The domestication and development of cattle has considerably impacted human societies, but the histories of cattle breeds and populations have been poorly understood especially for African, Asian, and American breeds. Using genotypes from 43,043 autosomal single nucleotide polymorphism markers scored in 1,543 animals, a group of scientists now evaluatee the population structure of 134 domesticated bovid breeds. Regardless of the analytical method or sample subset, the three major groups of Asian indicine, Eurasian taurine, and African taurine were consistently observed.

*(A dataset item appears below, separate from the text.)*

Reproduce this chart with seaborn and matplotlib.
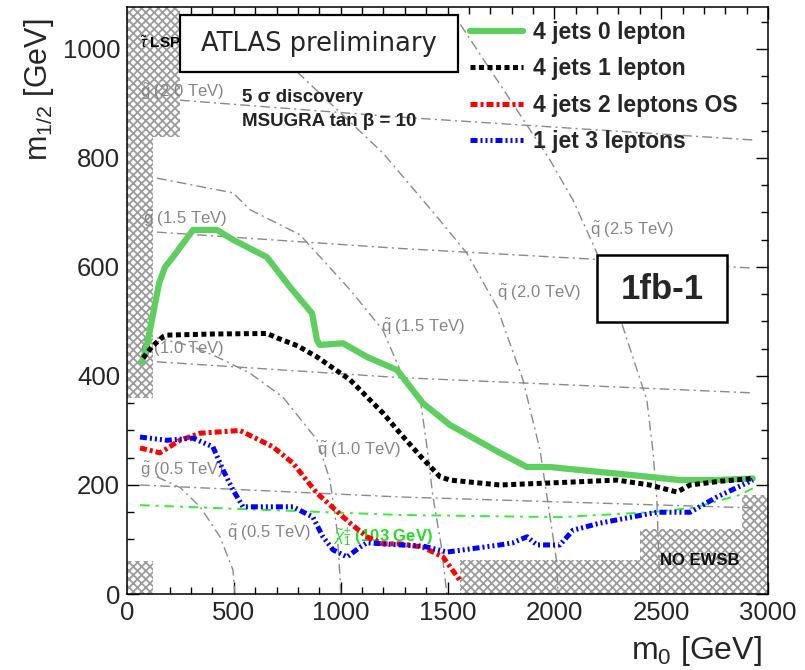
import matplotlib
matplotlib.use("Agg")
import matplotlib.pyplot as plt
from matplotlib.ticker import MultipleLocator
from matplotlib.patches import Rectangle
import seaborn as sns

# ---------------- data ----------------
# 5 sigma discovery reach curves
jets4_lep0_m0 = [70, 90, 117, 150, 178, 215, 309, 421, 496, 655, 763, 866, 889, 903, 1011,
                 1123, 1264, 1385, 1512, 1745, 1872, 1979, 2106, 2368, 2588, 2751, 2929]
jets4_lep0_m12 = [426, 450, 503, 570, 600, 618, 668, 668, 650, 618, 563, 515, 466, 457, 460,
                  435, 411, 350, 310, 259, 233, 233, 228, 218, 209, 209, 212]

jets4_lep1_m0 = [75, 120, 168, 187, 400, 655, 702, 800, 889, 1044, 1198, 1278, 1380, 1465,
                 1512, 1745, 2059, 2293, 2447, 2574, 2635, 2780, 2929]
jets4_lep1_m12 = [433, 455, 472, 475, 477, 478, 470, 455, 435, 393, 332, 295, 250, 215,
                  209, 200, 205, 209, 200, 187, 200, 207, 212]

jets4_lep2_m0 = [61, 154, 248, 342, 529, 683, 777, 889, 1044, 1123, 1200, 1278, 1385, 1479, 1558]
jets4_lep2_m12 = [268, 259, 282, 295, 300, 270, 240, 185, 130, 105, 92, 92, 86, 68, 25]

jet1_lep3_m0 = [61, 187, 309, 402, 449, 496, 543, 777, 870, 917, 964, 1030, 1091, 1123, 1278,
                1385, 1498, 1745, 1806, 1872, 1919, 2026, 2087, 2213, 2480, 2635, 2761, 2929]
jet1_lep3_m12 = [288, 282, 286, 270, 228, 191, 160, 160, 141, 105, 81, 68, 86, 94, 90,
                 88, 77, 90, 94, 105, 90, 90, 117, 130, 150, 150, 178, 209]

series_labels = ["4 jets 0 lepton", "4 jets 1 lepton", "4 jets 2 leptons OS", "1 jet 3 leptons"]

# chargino 103 GeV contour
chargino_m0 = [61, 1278, 2026, 2447, 2649, 2869, 2929]
chargino_m12 = [163, 145, 141, 150, 158, 182, 194]

# gluino iso-mass contours
gl05_m0 = [61, 1278, 2929];  gl05_m12 = [200, 178, 158]
gl10_m0 = [140, 1278, 2929]; gl10_m12 = [426, 397, 369]
gl15_m0 = [140, 1278, 2929]; gl15_m12 = [664, 634, 598]
gl20_m0 = [248, 1278, 2929]; gl20_m12 = [906, 875, 833]

# squark iso-mass contours
sq05_m0 = [140, 250, 342, 435, 496, 505]
sq05_m12 = [215, 195, 160, 105, 44, 0]
sq10_m0 = [140, 300, 421, 576, 730, 889, 950, 983, 997, 1000]
sq10_m12 = [470, 455, 435, 405, 361, 283, 209, 117, 31, 0]
sq15_m0 = [140, 496, 576, 810, 1044, 1198, 1278, 1371, 1404, 1432, 1470, 1497]
sq15_m12 = [763, 736, 705, 659, 558, 484, 411, 361, 270, 178, 90, 0]
sq20_m0 = [796, 1198, 1451, 1591, 1731, 1853, 1933, 2012, 2017]
sq20_m12 = [958, 809, 692, 625, 527, 393, 264, 57, 0]
sq25_m0 = [1560, 1980, 2087, 2199, 2321, 2433, 2461, 2480, 2494]
sq25_m12 = [1045, 796, 723, 626, 490, 356, 264, 172, 0]

contour_labels = [r"$\tilde{\mathrm{g}}$ (2.0 TeV)", r"$\tilde{\mathrm{g}}$ (1.5 TeV)",
                  r"$\tilde{\mathrm{g}}$ (1.0 TeV)", r"$\tilde{\mathrm{g}}$ (0.5 TeV)",
                  r"$\tilde{\mathrm{q}}$ (0.5 TeV)", r"$\tilde{\mathrm{q}}$ (1.0 TeV)",
                  r"$\tilde{\mathrm{q}}$ (1.5 TeV)", r"$\tilde{\mathrm{q}}$ (2.0 TeV)",
                  r"$\tilde{\mathrm{q}}$ (2.5 TeV)"]
contour_label_m0 = [61, 75, 61, 61, 468, 889, 1189, 1732, 2167]
contour_label_m12 = [921, 688, 450, 228, 112, 264, 490, 552, 668]

# excluded regions (rectangles): theory-excluded (left) and no EWSB (bottom right)
thexcl_x0 = [0, 0, 0];    thexcl_x1 = [120, 250, 120]
thexcl_y0 = [360, 838, 0]; thexcl_y1 = [1077, 1077, 60]
noewsb_x0 = [1558, 2400, 2878]; noewsb_x1 = [3000, 3000, 3000]
noewsb_y0 = [0, 62, 119];       noewsb_y1 = [62, 119, 182]

# ---------------- style ----------------
sns.set_style("ticks")
plt.rcParams['font.family'] = ['Liberation Sans', 'DejaVu Sans']
plt.rcParams['mathtext.fontset'] = 'custom'
plt.rcParams['mathtext.rm'] = 'Liberation Sans'
plt.rcParams['mathtext.it'] = 'Liberation Sans:italic'
plt.rcParams['mathtext.bf'] = 'Liberation Sans:bold'
plt.rcParams['hatch.linewidth'] = 1.3

W, H = 805, 670
fig = plt.figure(figsize=(W / 100, H / 100), dpi=100)
ax = fig.add_axes([127 / W, 1 - 594 / H, (768 - 127) / W, (594 - 7) / H])

# hatched regions
for x0, x1, y0, y1 in zip(thexcl_x0 + noewsb_x0, thexcl_x1 + noewsb_x1,
                          thexcl_y0 + noewsb_y0, thexcl_y1 + noewsb_y1):
    ax.fill_between([x0, x1], [y0, y0], [y1, y1], facecolor='#ffffff',
                    edgecolor='#9c9c9c', hatch='xxxx', linewidth=0, zorder=1)

# gray iso-mass contours
gray_ls = (0, (7, 3, 1.5, 3))
for xs, ys in [(gl05_m0, gl05_m12), (gl10_m0, gl10_m12), (gl15_m0, gl15_m12), (gl20_m0, gl20_m12),
               (sq05_m0, sq05_m12), (sq10_m0, sq10_m12), (sq15_m0, sq15_m12),
               (sq20_m0, sq20_m12), (sq25_m0, sq25_m12)]:
    sns.lineplot(x=xs, y=ys, ax=ax, color='#8a8a8a', lw=1.0, linestyle=gray_ls,
                 sort=False, estimator=None, zorder=2)

for lab, xx, yy in zip(contour_labels, contour_label_m0, contour_label_m12):
    ax.text(xx, yy, lab, color='#858585', fontsize=12, ha='left', va='center', zorder=3)

# chargino contour
sns.lineplot(x=chargino_m0, y=chargino_m12, ax=ax, color='#33ee33', lw=1.4,
             linestyle=(0, (5, 3, 1.5, 3)), sort=False, estimator=None, zorder=3)
ax.text(964, 105, r"$\tilde{\chi}^{\pm}_{1}$ (103 GeV)", color='#22dd22', fontsize=12,
        fontweight='bold', ha='left', va='center', zorder=3)

# discovery curves
sns.lineplot(x=jets4_lep0_m0, y=jets4_lep0_m12, ax=ax, color='#5ecf5e', lw=4.5,
             sort=False, estimator=None, label=series_labels[0], zorder=6)
sns.lineplot(x=jets4_lep1_m0, y=jets4_lep1_m12, ax=ax, color='black', lw=3.6,
             linestyle=(0, (1, 0.7)), sort=False, estimator=None, label=series_labels[1], zorder=6)
sns.lineplot(x=jets4_lep2_m0, y=jets4_lep2_m12, ax=ax, color='#ff0000', lw=3.6,
             linestyle=(0, (1.4, 0.6, 0.6, 0.6)), sort=False, estimator=None,
             label=series_labels[2], zorder=6)
sns.lineplot(x=jet1_lep3_m0, y=jet1_lep3_m12, ax=ax, color='#0000ff', lw=3.6,
             linestyle=(0, (1.4, 0.6, 0.4, 0.6, 0.4, 0.6, 0.4, 0.6)), sort=False, estimator=None,
             label=series_labels[3], zorder=6)

# axes
ax.set_xlim(0, 3000)
ax.set_ylim(0, 1077)
ax.xaxis.set_major_locator(MultipleLocator(500))
ax.xaxis.set_minor_locator(MultipleLocator(100))
ax.yaxis.set_major_locator(MultipleLocator(200))
ax.yaxis.set_minor_locator(MultipleLocator(50))
ax.tick_params(which='both', direction='in', top=True, right=True, width=1.0, color='black')
ax.tick_params(which='major', length=8.5, labelsize=18.5, pad=5)
ax.tick_params(which='minor', length=5)
for s in ax.spines.values():
    s.set_linewidth(1.1)
    s.set_color('black')
    s.set_zorder(10)
ax.set_xlabel("")
ax.set_ylabel("")

fig.text(762 / W, 1 - 651 / H, r"m$_{0}$ [GeV]", fontsize=23, ha='right', va='center')
fig.text(39 / W, 1 - 90 / H, r"m$_{1/2}$ [GeV]", fontsize=22, ha='center', va='center',
         rotation=90)

# legend
handles, labels = ax.get_legend_handles_labels()
leg = ax.legend(handles[:4], labels[:4], loc='upper left', bbox_to_anchor=(470 / W, 1 - 21 / H),
                bbox_transform=fig.transFigure, frameon=False, borderpad=0, borderaxespad=0,
                handlelength=2.3, handletextpad=0.45, labelspacing=0.58,
                prop={'family': 'Liberation Sans', 'weight': 'bold', 'size': 16.5})
leg.set_zorder(12)

# text annotations
ax.text(61, 1011, r"$\tilde{\tau}$ LSP", fontsize=11, fontweight='bold', color='black',
        ha='left', va='center', zorder=3)
fig.text(242 / W, 1 - 97 / H, "5 σ discovery", fontsize=13.5, fontweight='bold',
         color='#222222', ha='left', va='center', zorder=12)
fig.text(242 / W, 1 - 122 / H, "MSUGRA tan β = 10", fontsize=13.5, fontweight='bold',
         color='#222222', ha='left', va='center', zorder=12)
ax.text(2494, 62, "NO EWSB", fontsize=12, fontweight='bold', color='#111111',
        ha='left', va='center', zorder=3)

# boxes
ax.add_patch(Rectangle((180 / W, 1 - 72 / H), (458 - 180) / W, (72 - 15) / H,
                       transform=fig.transFigure, facecolor='white', edgecolor='black',
                       lw=1.6, clip_on=False, zorder=11))
fig.text(319 / W, 1 - 44 / H, "ATLAS preliminary", fontsize=18.5, family='DejaVu Sans',
         ha='center', va='center', zorder=13)
ax.add_patch(Rectangle((597 / W, 1 - 322 / H), (727 - 597) / W, (322 - 255) / H,
                       transform=fig.transFigure, facecolor='white', edgecolor='black',
                       lw=1.8, clip_on=False, zorder=11))
fig.text(662 / W, 1 - 289 / H, "1fb-1", fontsize=25, fontweight='bold',
         ha='center', va='center', zorder=13)

fig.savefig("out.png", dpi=100)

Patterns of geographic dispersal resulting from co-migration with humans and exportation were recognizable in phylogenetic networks. All analytical methods revealed patterns of hybridization which occurred after divergence. Using 19 breeds, the researchers mapped the cline of indicine introgression into Africa. They inferred that African taurine possess a large portion of wild African auroch ancestry, causing their divergence from Eurasian taurine. They detected exportation patterns in Asia and identifed a cline of Eurasian taurine/indicine hybridization in Asia. They also identifed the influence of species other than Bos taurus taurus and B. t. indicus in the formation of Asian breeds. They detected the pronounced influence of Shorthorn cattle in the formation of European breeds. Iberian and Italian cattle possess introgression from African taurine. American Criollo cattle originate from Iberia, and not directly from Africa with African ancestry inherited via Iberian ancestors. Indicine introgression into American cattle occurred in the Americas, and not Europe. The researchers argued that cattle migration, movement and trading followed by admixture have been important forces in shaping modern bovine genomic variation.